Why So Much Leadership Development Underperforms
The challenge is not that leadership development has no value. The challenge is that organizations often ask programs to carry more weight than programs can reasonably bear.
Development is frequently treated as an event. People attend the session, complete the assessment, meet with the coach, and return to work. But the workplace is where development is either reinforced or quietly reversed.
When a company praises collaboration but rewards internal competition, development is weakened. When it encourages candor but penalizes discomfort, development is weakened. When empowerment is discussed in workshops, but real decisions remain tightly centralized,development is weakened. When reflection is praised, but calendars remain overloaded, and every signal favors speed over thoughtfulness, development is weakened.
In those environments, the workplace trains people back into the very habits the development effort was meant to loosen.

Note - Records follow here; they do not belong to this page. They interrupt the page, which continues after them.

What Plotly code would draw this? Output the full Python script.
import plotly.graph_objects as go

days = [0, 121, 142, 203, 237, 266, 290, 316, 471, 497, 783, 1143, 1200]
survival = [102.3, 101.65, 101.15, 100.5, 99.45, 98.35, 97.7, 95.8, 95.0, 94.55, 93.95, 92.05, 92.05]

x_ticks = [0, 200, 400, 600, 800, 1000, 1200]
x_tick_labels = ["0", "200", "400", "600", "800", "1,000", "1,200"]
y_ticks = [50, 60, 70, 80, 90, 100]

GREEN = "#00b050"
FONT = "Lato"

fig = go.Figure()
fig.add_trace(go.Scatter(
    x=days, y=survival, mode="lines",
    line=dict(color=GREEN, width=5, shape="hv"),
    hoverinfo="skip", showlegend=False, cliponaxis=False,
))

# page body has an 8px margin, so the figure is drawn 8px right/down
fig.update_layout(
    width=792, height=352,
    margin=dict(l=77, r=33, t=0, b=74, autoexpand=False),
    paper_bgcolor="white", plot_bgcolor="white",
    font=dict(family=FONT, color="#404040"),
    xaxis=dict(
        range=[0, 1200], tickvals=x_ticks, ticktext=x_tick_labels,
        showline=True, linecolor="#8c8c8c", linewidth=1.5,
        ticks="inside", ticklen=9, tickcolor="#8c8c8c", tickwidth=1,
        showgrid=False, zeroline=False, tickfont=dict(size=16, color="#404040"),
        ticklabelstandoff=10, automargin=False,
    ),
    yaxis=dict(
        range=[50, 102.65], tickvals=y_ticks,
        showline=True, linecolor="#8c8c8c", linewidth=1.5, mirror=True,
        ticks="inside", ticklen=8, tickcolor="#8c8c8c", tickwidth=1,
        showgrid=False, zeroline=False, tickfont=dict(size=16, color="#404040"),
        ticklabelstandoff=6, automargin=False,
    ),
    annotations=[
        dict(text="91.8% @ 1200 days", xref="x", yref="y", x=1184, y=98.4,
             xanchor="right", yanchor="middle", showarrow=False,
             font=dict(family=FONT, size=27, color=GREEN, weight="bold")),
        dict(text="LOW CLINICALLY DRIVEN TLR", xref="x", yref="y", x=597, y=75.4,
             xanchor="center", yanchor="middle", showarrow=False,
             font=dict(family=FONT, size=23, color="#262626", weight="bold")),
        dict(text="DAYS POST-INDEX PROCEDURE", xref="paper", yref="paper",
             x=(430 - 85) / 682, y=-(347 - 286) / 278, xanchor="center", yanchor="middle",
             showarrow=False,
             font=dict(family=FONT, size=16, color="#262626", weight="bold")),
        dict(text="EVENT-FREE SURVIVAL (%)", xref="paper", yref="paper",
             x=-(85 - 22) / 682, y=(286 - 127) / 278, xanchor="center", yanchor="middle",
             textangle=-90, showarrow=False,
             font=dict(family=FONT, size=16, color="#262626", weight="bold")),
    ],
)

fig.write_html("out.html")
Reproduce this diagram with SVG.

That is why leadership development so often underperforms. Not because organizations do nothing, but because they ask programs to compensate for selection errors, cultural contradictions, poor incentives, unclear authority, and weak managerial courage. No curriculum can fully overcome a system that rewards the opposite of what it claims to value.
What Businesses May Need to Reconsider
A more serious approach begins through a different lens.
Before asking how to build stronger leaders, three prior questions become more useful.
Who is actually ready to develop? Not who is most polished, most ambitious, or most visible, but who has the humility, resilience, self-awareness, and willingness to confront themselves that growth requires.
What is the organization truly asking leadership to be? If the role has become a stack of contradictions with little structural support, development alone will not close the gap.
Does the system reinforce or reverse the behavior being taught? Without support, follow-through, practice, accountability, and cultural permission, transfer remains fragile.
The deeper point is this: leadership development is not mainly about filling a skill gap. It is about whether a person is willing and able to undergo repeated revision in service of a role that is demanding, exposed, contradictory, and never fully mastered. Good programs, coaching, and experience all matter. However those things take root only when there is enough character structure for learning to penetrate, enough self-awareness for feedback to land, and enough organizational integrity for new behavior to survive contact with the real workplace.
This shifts the issue in an important way. The central question is no longer whether leadership development matters or whether companies are investing in it. The more challenging question is whether they are identifying, supporting, and evaluating people in ways that enable real development.
Because leadership is not merely harder work. It is often unnatural work. And until organizations reckon more honestly with that reality: in the role itself, in the people they select, and in the systems they build around them; leadership development will continue to produce more activity than transformation.
This shifts the central question from whether leadership development matters or whether companies are investing in it, to whether they are identifying, supporting, and evaluating people and the environment in ways that enable real development.